Colors: Red is chosen to represent valor, courage, and hardiness; White is chosen to represent innocence and purity; Blue is chosen to represent justice and perseverance.

Additionally, when folding the flag, all 13 triangular folds have meaning as well.

  • The first fold of our flag is a symbol of life.
  • The second fold is a symbol of our belief in eternal life.
  • The third fold is made in honor and remembrance of the veteran departing our ranks, and who gave a portion of his or her life for the defense of our country to attain peace throughout the world.
  • The fourth fold represents our weaker nature; as American citizens trusting in God, it is Him we turn to in times of peace, as well as in times of war, for His divine guidance.
  • The fifth fold is a tribute to our country. In the words of Stephen Decatur, “Our country, in dealing with other countries, may she always be right, but it is still our country, right or wrong.”
  • The sixth fold is for where our hearts lie. It is with our heart that we pledge allegiance to the flag of the United States of America, and to the republic for which it stands, one nation under God, indivisible, with liberty and justice for all.
  • The seventh fold is a tribute to our armed forces, for it is through the armed forces that we protect our country and our flag against all enemies, whether they be found within or without the boundaries of our republic.

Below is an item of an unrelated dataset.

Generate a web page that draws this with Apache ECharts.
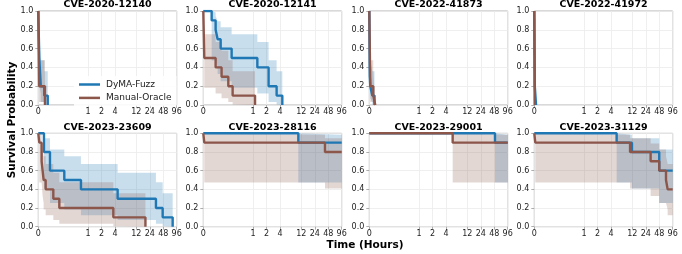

  • The eighth fold is a tribute to the one who entered into the valley of the shadow of death, that we might see the light of day, and to honor our mother, for whom it flies on Mother’s Day.
  • The ninth fold is a tribute to womanhood. It has been through their faith, love, loyalty and devotion that has molded the character of the men and women who have made this country great.
  • The 10th fold is a tribute to father, who has also given his sons and daughters for the defense of our country since he or she was first born.
  • The 11th fold represents the lower portion of the seal of King David and King Solomon and glorifies the God of Abraham, Isaac and Jacob.
  • The 12th fold represents an emblem of eternity and glorifies God the Father, the Son and Holy Ghost.
  • The 13th and last fold, when the flag is completely folded, the stars are uppermost, reminding us of our national motto, “In God We Trust.”